AP: "Russia's determination to preserve its last remaining ally in the Middle East collided head-on with U.S. and other Western powers' desire to replace Syrian President Bashar Assad with a democracy at a pivotal U.N.-brokered conference on Saturday. Efforts at bridging the Russia-U.S. divide hold the key to international envoy Kofi Annan's plan for easing power from Assad's grip through a political solution that ends 16 months of violence in a country verging on a full-blown civil war, in one of the world's most unstable regions."
Reuters: "U.N. Security Council called on Friday for global help to equip an African Union force hunting fugitive Ugandan warlord Joseph Kony and his Lord's Resistance Army (LRA), which lacks basic resources such as boots, food, transport and training."
Reader Comments (5)
In light of the Right's fury at John Roberts, I remember the "Impeach Earl Warren" billboards from my childhood in early 1960s California. Now that Roberts is and will be under constant attack from Fox News and the AM radio jocks who cater to the tinfoil topper set, I wonder whether that experience, which may go on much longer than even he imagines, will open his eyes to the viciously insane posse with whom he's allied himself.
Marie, your Brooks post shows again the variability game played by SCOTUS on states rights. States have the right to do whatever they want, even in violation of federal law, as long as it meets the right wing motive. While I am fully aware that to some extent the Constitution was an agreement between 13 separate entities, those entities, called States, did in fact create a country. The idea that somehow each State is still a separate country was never the truth. However I do have a solution to offer for this confusion. If States want to play their own game and not be part of the U.S. when it suits them we can provide a Constitutional amendment that would solve the whole problem. Here it is.
"Any State my leave the Union at its discretion upon approval of the majority of its voters. No State my receive more funds from the Federal Government than its taxpayers provide for the Federal budget." Now we have true States rights. Problem solved.
Robert Pear & Michael Cooper of the New York Times: "Millions of poor people could still be left without medical insurance under the national health care law if states take an option granted by the Supreme Court and decide not to expand their Medicaid programs..."
Pity the poor that live in a state in which a Scrooge-like governor rejects Medicaid money. Dickens's characters are alive and well in this country of mythical equality for all. Imagine, though, what fun the press and the MSM could have with this.
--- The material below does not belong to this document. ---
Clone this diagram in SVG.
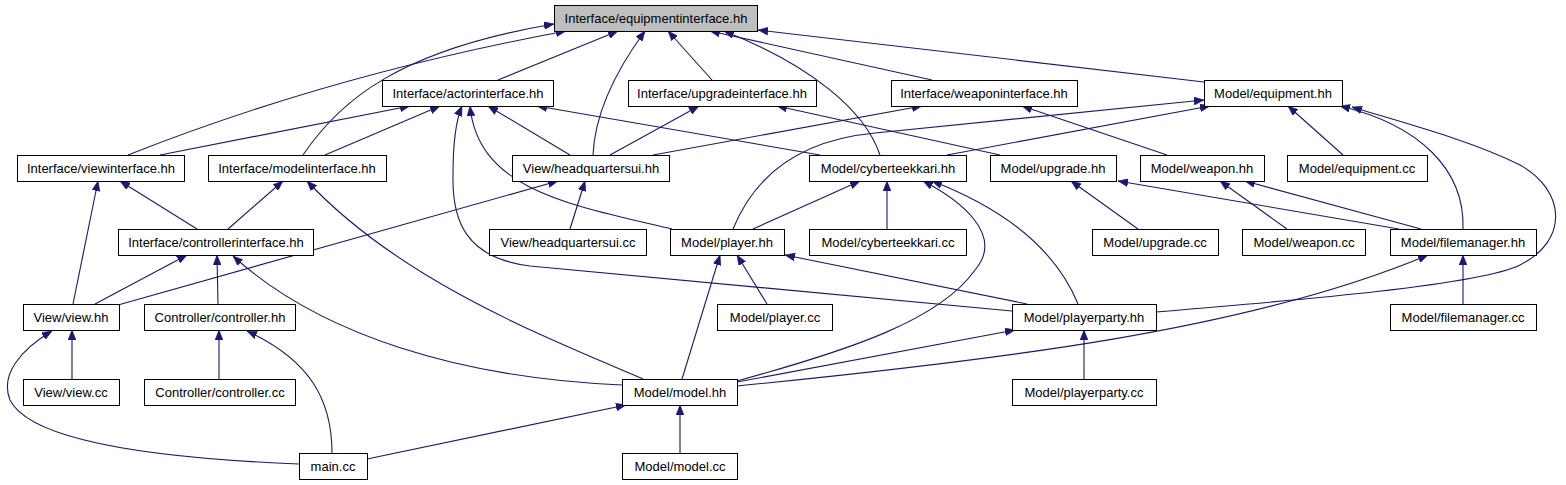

Wouldn't these states be hung out to dry? Wouldn't there be an outrage? What governors would dare do such a thing. A reasonable person would, I'm sure, say of course, and no governor would be that cruel. Oh, how I go on––I'm almost as bad as Scotty Brown who believes he dines with Kings and Queens.
It's an interesting development, PD. Just as states give away possible tax revenue to lure companies away from other states, so the win/win in this for the Republican governors is that by turning down the Medicaid money they might be able to convince their state's less well-off people to pull up stakes and move to another state. Another social services crisis solved by Governor Bat Boy!
PD,
Unfortunately, I don't think there will be any shortage of states that will opt-out of broadened Medicaid. Let's start with Texas who has the most greatest percentage of uninsured citizens (25%) and follow up with Marie's home, Florida. But the one I want to watch is New Jersey. Let's see what Christy will do.